# RECORDED DATA:
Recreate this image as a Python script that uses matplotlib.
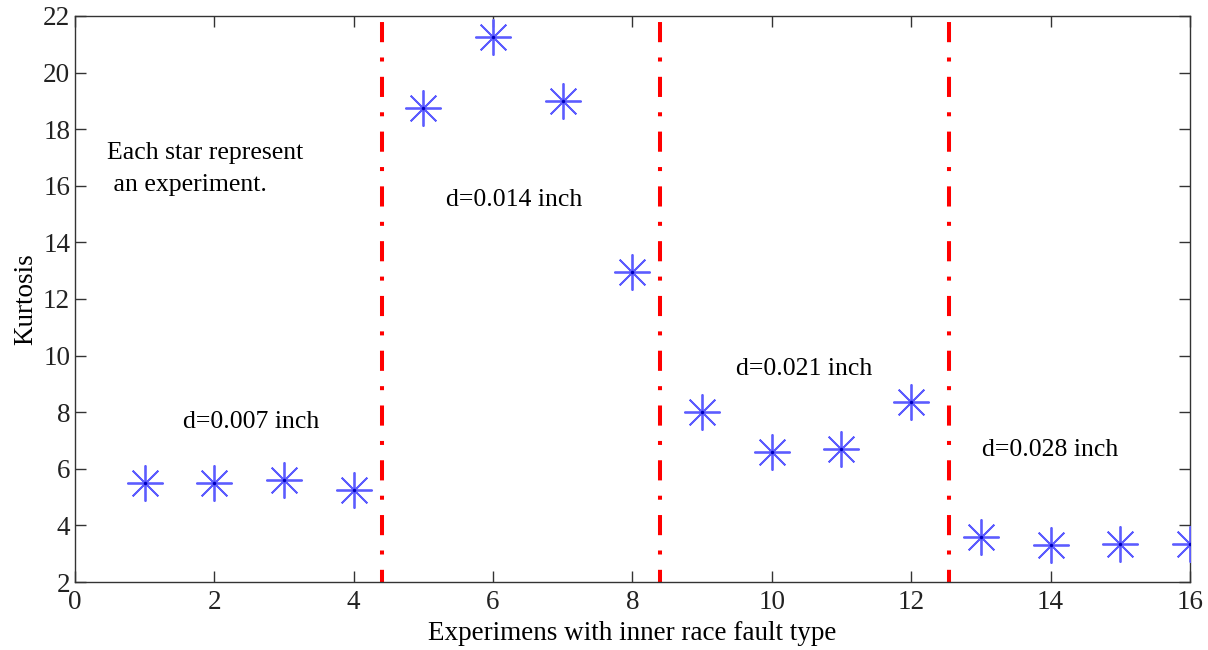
import matplotlib
matplotlib.use("Agg")
import matplotlib.pyplot as plt

experiments = list(range(1, 17))
kurtosis = [5.5, 5.5, 5.6, 5.25, 18.75, 21.25, 19.0, 12.95,
            8.0, 6.6, 6.7, 8.35, 3.6, 3.3, 3.34, 3.34]
boundaries = [4.4, 8.4, 12.55]
group_labels = ["d=0.007 inch", "d=0.014 inch", "d=0.021 inch", "d=0.028 inch"]
group_label_x = [2.53, 6.3, 10.46, 13.99]
group_label_y = [7.65, 15.5, 9.53, 6.66]
xticks = list(range(0, 17, 2))
yticks = list(range(2, 23, 2))

plt.rcParams['font.family'] = ['Liberation Serif', 'DejaVu Serif']

fig = plt.figure(figsize=(12.08, 6.5), dpi=100)
ax = fig.add_axes([0.0621, 0.1046, 0.985 - 0.0621, 0.9754 - 0.1046])

ylo, yhi = 2, 22
for b in boundaries:
    ax.plot([b, b], [yhi, ylo], color='#ff0000', linewidth=2.9,
            linestyle=(12.1, (5, 3.8, 1, 3.8)), dash_capstyle='butt', zorder=2)

ax.plot(experiments, kurtosis, linestyle='none', marker=(8, 2, 0), markersize=26,
        markeredgewidth=1.3, color='#5c5cff', zorder=3)
ax.plot(experiments, kurtosis, linestyle='none', marker='o', markersize=2.5,
        color='#0000c0', markeredgewidth=0, zorder=4)

for lab, x, y in zip(group_labels, group_label_x, group_label_y):
    ax.text(x, y, lab, ha='center', va='center', fontsize=18.5)

ax.text(0.46, 17.16, "Each star represent", ha='left', va='center', fontsize=18.5)
ax.text(0.46, 16.03, " an experiment.", ha='left', va='center', fontsize=18.5)

ax.set_xlim(0, 16)
ax.set_ylim(ylo, yhi)
ax.set_xticks(xticks)
ax.set_yticks(yticks)
ax.tick_params(direction='in', length=8, width=1, top=True, right=True,
               labelsize=19.5, colors='#333333', labelcolor='#222222')
ax.tick_params(axis='x', pad=6)
ax.tick_params(axis='y', pad=3.5)
for s in ax.spines.values():
    s.set_color('#333333')
    s.set_linewidth(1)

ax.set_xlabel("Experimens with inner race fault type", fontsize=19.5, labelpad=4)
ax.set_ylabel("Kurtosis", fontsize=19.5, labelpad=3)

fig.savefig("out.png", dpi=100)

# TASK INSTRUCTIONS:
Each line that holds the word "matplotlib" is to be copied.

# THE OUTPUT:
Recreate this image as a Python script that uses matplotlib.
import matplotlib
matplotlib.use("Agg")
import matplotlib.pyplot as plt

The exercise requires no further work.